Just like the last time, the trail kept getting narrower and narrower, and we found ourselves spending less time walking and more time crawling and climbing. Each time we scaled a peak, we saw a more daunting one hundreds of feet higher in the distance. Inevitably we would have to climb it.
We tried to break the tension with jokes and conversation during the especially nerve racking parts. But things started to get pretty quiet. I tried to zone out the steep drops on each side of me. But the blue sea and Lego-sized houses below kept catching my eye. I tried hard to quell the vertigo, but when I reached the dead end along that narrow ridge, I couldn't hold it back.
Miller is significantly taller than me, so he saw that the trail had expired before I did.
"Are you sure that's the way to go?" he asked.
"I don't know, man." I could hear the nervousness in my own voice.
I considered shimmying around that steep rock face, but there was really nothing to secure my feet. The odds of falling were too high. I could just turn and climb over the steep rock to the top, but it was at a bit of an angle where I would have to lean backwards, right back into the 2,000 foot drop. Backtracking was really the only option, but even that seemed too scary. Vertigo clouds your mind and numbs your body. The only thing I felt was an aching in my hands and a lump in my throat. I didn't know what to do. All I knew was that I wanted off of that ridge. I didn't know how, but I wanted out.
That wasn't an option. I took a sip from my Camelback and tried to nut up.
"Go back, go back!" I said. We cautiously backtracked to the beginning of the steep face, and sure enough, there was a small pink ribbon higher up the rock wall that marked the correct route. We slowly climbed the the peak. Whatever goes up must come down. The rock face dropped us back down to an actual trail, but it wasn't a gradual descent. It was a 15 foot vertical climb. The base was a very small perch of a trail that left little margin of error. Miller climbed down first. He had to take some time to negotiate the footholds...we quickly remembered that climbing up something was much more enjoyable than climbing down. He finally reached solid ground.
I knew it would be a different story for me. He pointed out the best spots to grab onto. "I got this," I said. But actually, I wasn't so sure. I made it down almost the whole thing, but then there wasn't anything left to put my foot in. I considered just jumping down the last 3 feet, but I would have to stick the landing like a gymnast. If I stumbled, I would stumble off the ledge. Desperate, I wrapped my left leg around the corner of the rock. There I finally found something to put my foot on. I secured my left foot, reached down for another rock to grab, and then dropped my right foot down onto the actually trail. I had made it.
The rest wasn't so bad.

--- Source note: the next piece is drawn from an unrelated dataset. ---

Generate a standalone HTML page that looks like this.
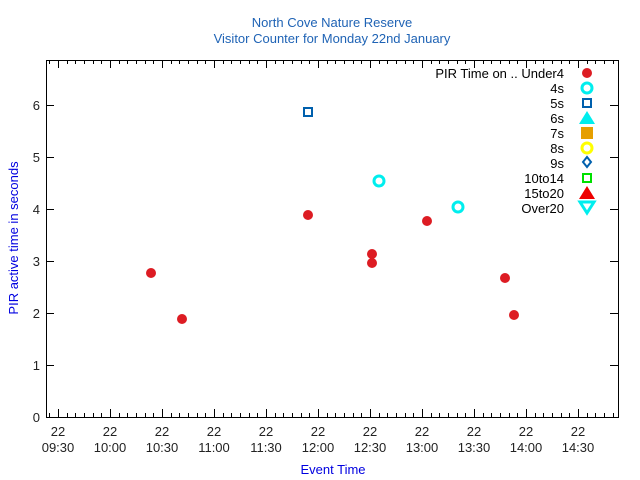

We kept getting higher and higher along a narrow ridge, but since it was deeper inland now, there was lots more vegetation. Trees and roots lined the trail, blocking the view of a potential fall and giving you something to grab onto. At some points the trail was covered in moss and roots, and it was actually pretty beautiful. We had a long way to go, but the worse was behind us.
The rest was a scramble down to Kahana Valley below. It got slick and muddy, and Miller described it best when he said we were like the Three Stooges on a hike. Slipping, sliding, and sore knees replaced the fear and vertigo. We finally dropped down to a final ridge. I found this last stretch difficult because it was back to high stakes hiking like before, but now my legs and ankles were shaking from fatigue. We gutted it out. When we were just about to the bottom of the trail, it started pouring rain. We hustled down the now wide trail, into a jungle with an eerie cemetery. The graves were overgrown and cracked from several decades of facing the elements. I thought it would have been more fitting to pass through the cemetery at the beginning of the hike, the graves foreshadowing those dangerous ridges above.
But maybe the end of the trail was the perfect location for those old crumbling graves. You got lucky this time,
they whispered. We reached the road, leaving death behind us.